Als Europa Oekraïne erbij neemt, dan moet het de relatie tussen Oekraïne en Rusland erbij nemen.

Oekraïne is Oost-Europa in het kwadraat. Cultuur-historisch deels Slavisch, geen democratische traditie, intern verscheurd en een nest van corruptie. Zeer groot en in verhouding straatarm, zelfs zonder oorlog. De Unie die al permanent worstelt met interne cohesie en die het Verenigd Koninkrijk heeft verloren, is niet klaar voor Oekraïne. Er wordt gepalaverd over een Europa van lagen, zodat de Unie algemeen kan verbreden en selectief kan verdiepen. Dat zou een goede combo zijn ten aanzien van bijvoorbeeld Oekraïne, Moldavië, Albanië en de Balkan. Maar nu krijgt Oekraïne wel een volledig lidmaatschap voorgeschoteld.

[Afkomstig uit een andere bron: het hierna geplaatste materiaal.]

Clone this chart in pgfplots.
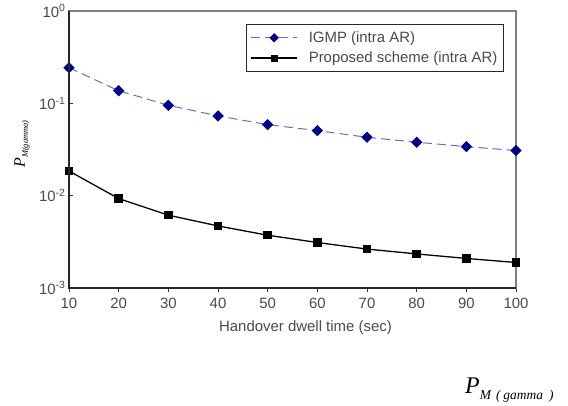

Het zal nog vele jaren duren alvorens Oekraïne de hervormingen en de stabiliteit bereikt om tot de Unie toe te treden. We spreken dus over een symbool. Een Europese zet in de nieuwe koude oorlog met Rusland. Dat deden we al eerder. In de eerste koude oorlog sloten we in 1963 een associatieverdrag met Turkije, opnieuw om geostrategische overwegingen. Maar de Europese Unie was in 1963 alleen een economische gemeenschap. Anno 2022 is het een Unie van waarden en identiteit. Niemand denkt dat Turkije daarin volledig thuishoort. Het land staat permanent in de wachtkamer, tot diepe frustratie bij iedereen.

Niemand weet hoe de wereld en Europa er zullen uitzien wanneer lidmaatschap voor Oekraïne denkbaar zou worden. Het is nu al ondenkbaar dat de Unie externe agressie of intimidatie van een lidstaat accepteert: kijk naar de houding van de Unie tegen Noord-Cyprus en Turkije in hun relaties met Griekenland. Het lijkt waarschijnlijk dat de Unie een meer volwassen gemeenschap voor veiligheid en defensie zal worden. Dat is in elk geval de bedoeling. Als we Oekraïne erbij willen nemen, dan moeten we ook de relatie tussen Oekraïne en Rusland erbij nemen. Willen we daarvoor tekenen?

Oekraïne of Moldavië als kandidaat-lidstaten erkennen, is dus geopolitiek pokeren met de toekomst. Voor het heden is de meerwaarde onzeker. Het Kremlin zal zijn propaganda over westerse omcirkeling kunnen opzwepen. Beide landen hebben Russisch-sprekende minderheden en maken deel uit van wat Poetin als de Russische beschaving aanziet. De cynische schaker kan daarin een buitenkans zien om het conflict op de spits te drijven. Extra grondgebied voor Rusland kan dan het finale ruilmiddel worden voor lidmaatschap van de Unie.

Wat we wel weten, is wat Oekraïne op korte termijn van Europa nodig heeft. Zware wapens, ongeacht de schroom om Rusland te provoceren. Een gasboycot die de Russische oorlogseconomie torpedeert. Tientallen miljarden om het land humanitair en economisch overeind te houden en nog meer miljarden voor heropbouw. Komt dat alles een millimeter dichter door Oekraïne een kandidaat-lidstaat te noemen? Of schept Europa daarmee een politieke afleiding, een zoethouder voor goodwill terwijl Oekraïne bloedt?